■ **Problem to work on**: Retype only what runs from the beginning of the data through the line with "const yTitleRest = ' / µA';"; please omit the pictures and keep every line exact.
----
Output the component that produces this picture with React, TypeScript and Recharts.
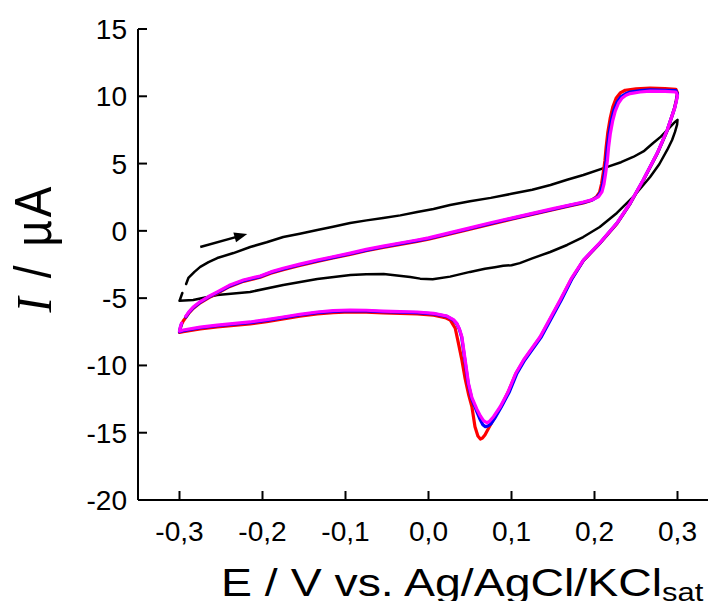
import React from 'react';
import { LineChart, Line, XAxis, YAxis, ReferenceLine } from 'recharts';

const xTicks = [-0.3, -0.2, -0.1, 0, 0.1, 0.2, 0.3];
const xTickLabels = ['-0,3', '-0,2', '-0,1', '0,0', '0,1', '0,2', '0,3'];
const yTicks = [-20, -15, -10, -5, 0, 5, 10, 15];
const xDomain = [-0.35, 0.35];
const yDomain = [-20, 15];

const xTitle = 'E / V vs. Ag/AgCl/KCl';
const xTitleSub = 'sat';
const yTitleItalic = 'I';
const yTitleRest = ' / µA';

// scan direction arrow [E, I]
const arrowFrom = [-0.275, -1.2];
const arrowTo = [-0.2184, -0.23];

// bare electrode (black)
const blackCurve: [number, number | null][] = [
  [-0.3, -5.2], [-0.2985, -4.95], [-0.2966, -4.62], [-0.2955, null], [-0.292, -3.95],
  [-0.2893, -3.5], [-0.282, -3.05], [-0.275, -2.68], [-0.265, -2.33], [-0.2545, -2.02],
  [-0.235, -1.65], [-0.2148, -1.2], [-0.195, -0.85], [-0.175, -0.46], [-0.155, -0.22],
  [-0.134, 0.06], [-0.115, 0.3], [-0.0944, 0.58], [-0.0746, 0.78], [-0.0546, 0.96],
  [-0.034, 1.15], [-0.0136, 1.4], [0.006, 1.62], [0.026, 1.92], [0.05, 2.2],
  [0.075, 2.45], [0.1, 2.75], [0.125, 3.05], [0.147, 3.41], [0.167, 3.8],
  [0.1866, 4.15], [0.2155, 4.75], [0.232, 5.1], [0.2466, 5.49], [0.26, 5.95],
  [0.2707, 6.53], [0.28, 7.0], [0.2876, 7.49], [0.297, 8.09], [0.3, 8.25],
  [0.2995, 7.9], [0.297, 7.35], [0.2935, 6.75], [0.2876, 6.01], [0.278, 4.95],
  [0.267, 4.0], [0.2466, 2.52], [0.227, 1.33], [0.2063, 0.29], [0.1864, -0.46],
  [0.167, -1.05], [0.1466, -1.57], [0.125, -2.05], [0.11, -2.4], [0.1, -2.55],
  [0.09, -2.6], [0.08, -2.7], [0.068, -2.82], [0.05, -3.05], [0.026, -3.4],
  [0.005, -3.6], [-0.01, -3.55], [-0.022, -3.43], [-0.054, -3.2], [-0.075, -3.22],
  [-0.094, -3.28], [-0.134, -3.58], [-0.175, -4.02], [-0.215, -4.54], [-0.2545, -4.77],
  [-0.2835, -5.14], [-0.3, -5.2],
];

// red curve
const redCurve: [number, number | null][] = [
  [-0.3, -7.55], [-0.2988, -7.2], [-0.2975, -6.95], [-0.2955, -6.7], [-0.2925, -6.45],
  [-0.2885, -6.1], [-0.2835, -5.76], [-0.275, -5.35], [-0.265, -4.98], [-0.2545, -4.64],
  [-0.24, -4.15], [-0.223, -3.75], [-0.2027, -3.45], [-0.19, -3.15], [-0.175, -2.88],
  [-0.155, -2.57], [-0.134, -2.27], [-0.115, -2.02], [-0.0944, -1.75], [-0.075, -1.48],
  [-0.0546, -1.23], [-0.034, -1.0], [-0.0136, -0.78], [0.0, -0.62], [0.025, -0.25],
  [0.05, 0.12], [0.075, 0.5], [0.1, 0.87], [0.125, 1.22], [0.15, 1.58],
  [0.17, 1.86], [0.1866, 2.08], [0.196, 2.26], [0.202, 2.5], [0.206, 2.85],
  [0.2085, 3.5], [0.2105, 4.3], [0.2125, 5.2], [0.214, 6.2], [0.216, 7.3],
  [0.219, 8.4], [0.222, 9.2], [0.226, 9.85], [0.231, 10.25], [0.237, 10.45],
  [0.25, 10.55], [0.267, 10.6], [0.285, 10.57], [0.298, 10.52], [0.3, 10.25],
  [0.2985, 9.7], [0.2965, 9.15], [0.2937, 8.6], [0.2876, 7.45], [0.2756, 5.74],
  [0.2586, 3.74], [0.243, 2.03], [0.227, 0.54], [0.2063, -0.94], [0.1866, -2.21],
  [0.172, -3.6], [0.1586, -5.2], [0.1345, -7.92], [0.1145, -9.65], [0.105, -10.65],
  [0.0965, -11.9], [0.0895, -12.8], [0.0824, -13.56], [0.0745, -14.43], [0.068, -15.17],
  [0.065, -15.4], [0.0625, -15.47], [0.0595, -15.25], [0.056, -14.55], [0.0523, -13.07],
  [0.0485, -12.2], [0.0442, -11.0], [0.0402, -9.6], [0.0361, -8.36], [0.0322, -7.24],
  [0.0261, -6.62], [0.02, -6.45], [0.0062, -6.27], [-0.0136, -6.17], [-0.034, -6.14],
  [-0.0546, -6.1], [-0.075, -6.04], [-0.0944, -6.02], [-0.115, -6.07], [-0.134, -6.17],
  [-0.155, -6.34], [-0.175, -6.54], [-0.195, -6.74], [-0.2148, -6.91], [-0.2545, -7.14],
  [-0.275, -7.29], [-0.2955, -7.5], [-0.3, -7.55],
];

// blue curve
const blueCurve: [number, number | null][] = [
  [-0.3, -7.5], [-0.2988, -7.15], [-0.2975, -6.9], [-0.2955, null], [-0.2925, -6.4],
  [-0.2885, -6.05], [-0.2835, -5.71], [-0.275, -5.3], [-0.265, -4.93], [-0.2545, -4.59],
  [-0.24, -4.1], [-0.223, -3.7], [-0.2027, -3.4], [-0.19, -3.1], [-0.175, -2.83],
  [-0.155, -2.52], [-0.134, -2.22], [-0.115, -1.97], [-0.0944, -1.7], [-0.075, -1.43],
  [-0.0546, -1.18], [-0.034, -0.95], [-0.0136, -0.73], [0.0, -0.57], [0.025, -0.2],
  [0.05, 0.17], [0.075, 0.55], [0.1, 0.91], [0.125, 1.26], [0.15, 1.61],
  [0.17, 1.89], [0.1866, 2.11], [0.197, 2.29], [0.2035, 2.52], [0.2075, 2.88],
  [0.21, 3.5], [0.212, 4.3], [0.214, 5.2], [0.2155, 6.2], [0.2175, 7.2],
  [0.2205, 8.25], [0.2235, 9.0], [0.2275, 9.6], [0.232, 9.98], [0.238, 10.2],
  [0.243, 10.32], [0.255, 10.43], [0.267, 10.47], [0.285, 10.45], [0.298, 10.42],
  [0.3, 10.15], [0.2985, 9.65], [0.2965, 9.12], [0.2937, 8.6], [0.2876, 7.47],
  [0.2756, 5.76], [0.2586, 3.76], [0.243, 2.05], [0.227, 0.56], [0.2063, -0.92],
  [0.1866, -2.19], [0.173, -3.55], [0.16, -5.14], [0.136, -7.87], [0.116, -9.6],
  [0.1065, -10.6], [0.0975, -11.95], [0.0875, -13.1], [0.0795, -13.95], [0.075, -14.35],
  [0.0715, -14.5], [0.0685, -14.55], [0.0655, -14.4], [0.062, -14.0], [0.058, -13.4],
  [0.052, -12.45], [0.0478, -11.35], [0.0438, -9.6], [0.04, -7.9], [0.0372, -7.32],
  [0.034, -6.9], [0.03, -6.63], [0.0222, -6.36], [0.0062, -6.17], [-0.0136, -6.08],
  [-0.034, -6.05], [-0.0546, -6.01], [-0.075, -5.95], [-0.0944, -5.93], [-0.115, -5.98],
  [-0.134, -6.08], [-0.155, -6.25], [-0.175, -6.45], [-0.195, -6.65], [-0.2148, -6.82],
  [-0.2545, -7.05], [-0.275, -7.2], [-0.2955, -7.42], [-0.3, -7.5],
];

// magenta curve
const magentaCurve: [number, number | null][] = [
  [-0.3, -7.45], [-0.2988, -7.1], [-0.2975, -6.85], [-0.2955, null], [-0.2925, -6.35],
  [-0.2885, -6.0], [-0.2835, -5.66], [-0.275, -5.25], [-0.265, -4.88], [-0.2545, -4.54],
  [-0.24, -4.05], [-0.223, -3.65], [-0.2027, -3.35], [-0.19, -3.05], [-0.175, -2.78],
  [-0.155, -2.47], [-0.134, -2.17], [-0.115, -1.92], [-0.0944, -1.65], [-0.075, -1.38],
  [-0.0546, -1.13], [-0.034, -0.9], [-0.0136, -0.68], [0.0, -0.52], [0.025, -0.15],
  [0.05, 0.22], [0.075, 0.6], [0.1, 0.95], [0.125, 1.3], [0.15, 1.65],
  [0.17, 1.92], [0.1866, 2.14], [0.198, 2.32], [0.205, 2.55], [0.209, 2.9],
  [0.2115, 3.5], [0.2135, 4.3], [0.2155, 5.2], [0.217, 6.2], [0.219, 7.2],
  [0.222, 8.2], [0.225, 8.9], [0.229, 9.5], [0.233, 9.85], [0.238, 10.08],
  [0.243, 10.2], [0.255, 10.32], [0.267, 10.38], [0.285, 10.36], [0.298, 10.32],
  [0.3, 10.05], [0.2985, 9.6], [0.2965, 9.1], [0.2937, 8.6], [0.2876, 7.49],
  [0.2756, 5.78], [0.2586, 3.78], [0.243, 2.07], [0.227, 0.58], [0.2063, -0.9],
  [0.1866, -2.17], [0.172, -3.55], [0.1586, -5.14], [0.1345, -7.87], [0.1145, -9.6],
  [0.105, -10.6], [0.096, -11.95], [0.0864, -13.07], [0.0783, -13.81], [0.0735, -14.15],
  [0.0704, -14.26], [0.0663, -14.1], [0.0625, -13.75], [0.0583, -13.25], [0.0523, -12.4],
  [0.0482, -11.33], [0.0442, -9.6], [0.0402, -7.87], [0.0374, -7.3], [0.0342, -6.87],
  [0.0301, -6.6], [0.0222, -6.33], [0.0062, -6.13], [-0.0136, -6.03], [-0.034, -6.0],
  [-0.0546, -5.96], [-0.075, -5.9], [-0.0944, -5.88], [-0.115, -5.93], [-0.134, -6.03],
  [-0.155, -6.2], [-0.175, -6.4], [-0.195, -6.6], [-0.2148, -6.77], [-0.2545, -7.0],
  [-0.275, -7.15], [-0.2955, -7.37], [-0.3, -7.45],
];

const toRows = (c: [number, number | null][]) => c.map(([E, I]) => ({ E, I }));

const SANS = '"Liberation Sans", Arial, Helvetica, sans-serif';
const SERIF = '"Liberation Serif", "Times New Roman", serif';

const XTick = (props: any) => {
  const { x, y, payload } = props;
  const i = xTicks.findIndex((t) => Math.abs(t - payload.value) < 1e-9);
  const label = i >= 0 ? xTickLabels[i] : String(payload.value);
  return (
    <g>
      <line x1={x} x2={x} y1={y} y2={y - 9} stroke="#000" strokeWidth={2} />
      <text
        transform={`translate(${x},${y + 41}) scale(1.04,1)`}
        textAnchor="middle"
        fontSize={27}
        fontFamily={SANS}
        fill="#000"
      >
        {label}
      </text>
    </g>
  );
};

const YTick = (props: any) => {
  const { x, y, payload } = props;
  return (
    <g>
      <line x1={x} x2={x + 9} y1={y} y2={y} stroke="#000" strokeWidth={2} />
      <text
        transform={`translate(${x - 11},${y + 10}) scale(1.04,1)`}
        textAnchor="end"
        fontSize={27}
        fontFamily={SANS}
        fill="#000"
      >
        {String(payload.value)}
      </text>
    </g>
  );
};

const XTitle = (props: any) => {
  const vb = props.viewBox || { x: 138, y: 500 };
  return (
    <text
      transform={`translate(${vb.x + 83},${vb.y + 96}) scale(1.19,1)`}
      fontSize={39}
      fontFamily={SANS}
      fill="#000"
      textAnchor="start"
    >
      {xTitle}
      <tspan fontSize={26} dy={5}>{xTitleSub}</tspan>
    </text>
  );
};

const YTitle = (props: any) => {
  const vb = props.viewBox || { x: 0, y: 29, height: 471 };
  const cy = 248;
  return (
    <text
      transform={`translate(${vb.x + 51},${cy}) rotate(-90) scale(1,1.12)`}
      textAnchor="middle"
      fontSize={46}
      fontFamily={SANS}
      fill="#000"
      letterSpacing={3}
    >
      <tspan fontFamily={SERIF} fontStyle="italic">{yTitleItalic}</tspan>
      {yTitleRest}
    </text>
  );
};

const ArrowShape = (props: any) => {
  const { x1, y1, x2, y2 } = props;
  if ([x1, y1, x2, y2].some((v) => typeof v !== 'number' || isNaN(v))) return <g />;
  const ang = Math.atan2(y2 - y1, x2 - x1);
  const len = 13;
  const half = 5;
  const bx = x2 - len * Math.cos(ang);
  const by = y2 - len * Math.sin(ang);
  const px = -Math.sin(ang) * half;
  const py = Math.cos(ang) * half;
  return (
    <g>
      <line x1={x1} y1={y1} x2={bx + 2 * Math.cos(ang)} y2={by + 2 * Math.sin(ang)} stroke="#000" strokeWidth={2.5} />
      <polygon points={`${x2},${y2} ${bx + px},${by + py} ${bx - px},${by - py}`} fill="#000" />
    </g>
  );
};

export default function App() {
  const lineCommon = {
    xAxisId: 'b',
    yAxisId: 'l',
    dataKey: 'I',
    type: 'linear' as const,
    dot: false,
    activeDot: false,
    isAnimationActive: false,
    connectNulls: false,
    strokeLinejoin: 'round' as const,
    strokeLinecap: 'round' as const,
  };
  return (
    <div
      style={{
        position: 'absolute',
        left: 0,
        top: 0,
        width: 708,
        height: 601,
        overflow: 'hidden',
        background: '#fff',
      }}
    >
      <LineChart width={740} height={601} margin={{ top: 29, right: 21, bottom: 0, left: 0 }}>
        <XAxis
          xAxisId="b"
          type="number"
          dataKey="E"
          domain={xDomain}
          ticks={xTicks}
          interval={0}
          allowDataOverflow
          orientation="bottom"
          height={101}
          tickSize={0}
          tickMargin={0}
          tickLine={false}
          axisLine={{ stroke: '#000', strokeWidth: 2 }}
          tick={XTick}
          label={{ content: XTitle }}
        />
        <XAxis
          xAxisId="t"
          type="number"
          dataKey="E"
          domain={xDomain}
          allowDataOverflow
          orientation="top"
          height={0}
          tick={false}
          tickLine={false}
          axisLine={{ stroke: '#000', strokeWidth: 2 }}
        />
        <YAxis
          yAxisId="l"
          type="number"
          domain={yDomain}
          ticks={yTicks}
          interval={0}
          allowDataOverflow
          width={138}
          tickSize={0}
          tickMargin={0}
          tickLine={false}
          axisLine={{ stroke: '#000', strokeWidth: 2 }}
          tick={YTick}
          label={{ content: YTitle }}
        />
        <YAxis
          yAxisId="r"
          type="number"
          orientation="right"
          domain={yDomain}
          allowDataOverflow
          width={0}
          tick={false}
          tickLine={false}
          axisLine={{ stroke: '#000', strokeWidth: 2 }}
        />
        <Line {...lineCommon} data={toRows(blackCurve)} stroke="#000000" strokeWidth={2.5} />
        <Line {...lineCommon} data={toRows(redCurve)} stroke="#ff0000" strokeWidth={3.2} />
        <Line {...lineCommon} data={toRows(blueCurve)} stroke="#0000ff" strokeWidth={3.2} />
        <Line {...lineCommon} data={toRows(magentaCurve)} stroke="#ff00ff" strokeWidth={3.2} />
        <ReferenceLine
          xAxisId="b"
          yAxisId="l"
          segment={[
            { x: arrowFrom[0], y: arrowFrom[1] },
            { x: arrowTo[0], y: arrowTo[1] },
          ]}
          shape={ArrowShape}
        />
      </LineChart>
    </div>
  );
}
----
■ **Correct output**:
Output the component that produces this picture with React, TypeScript and Recharts.
import React from 'react';
import { LineChart, Line, XAxis, YAxis, ReferenceLine } from 'recharts';

const xTicks = [-0.3, -0.2, -0.1, 0, 0.1, 0.2, 0.3];
const xTickLabels = ['-0,3', '-0,2', '-0,1', '0,0', '0,1', '0,2', '0,3'];
const yTicks = [-20, -15, -10, -5, 0, 5, 10, 15];
const xDomain = [-0.35, 0.35];
const yDomain = [-20, 15];

const xTitle = 'E / V vs. Ag/AgCl/KCl';
const xTitleSub = 'sat';
const yTitleItalic = 'I';
const yTitleRest = ' / µA';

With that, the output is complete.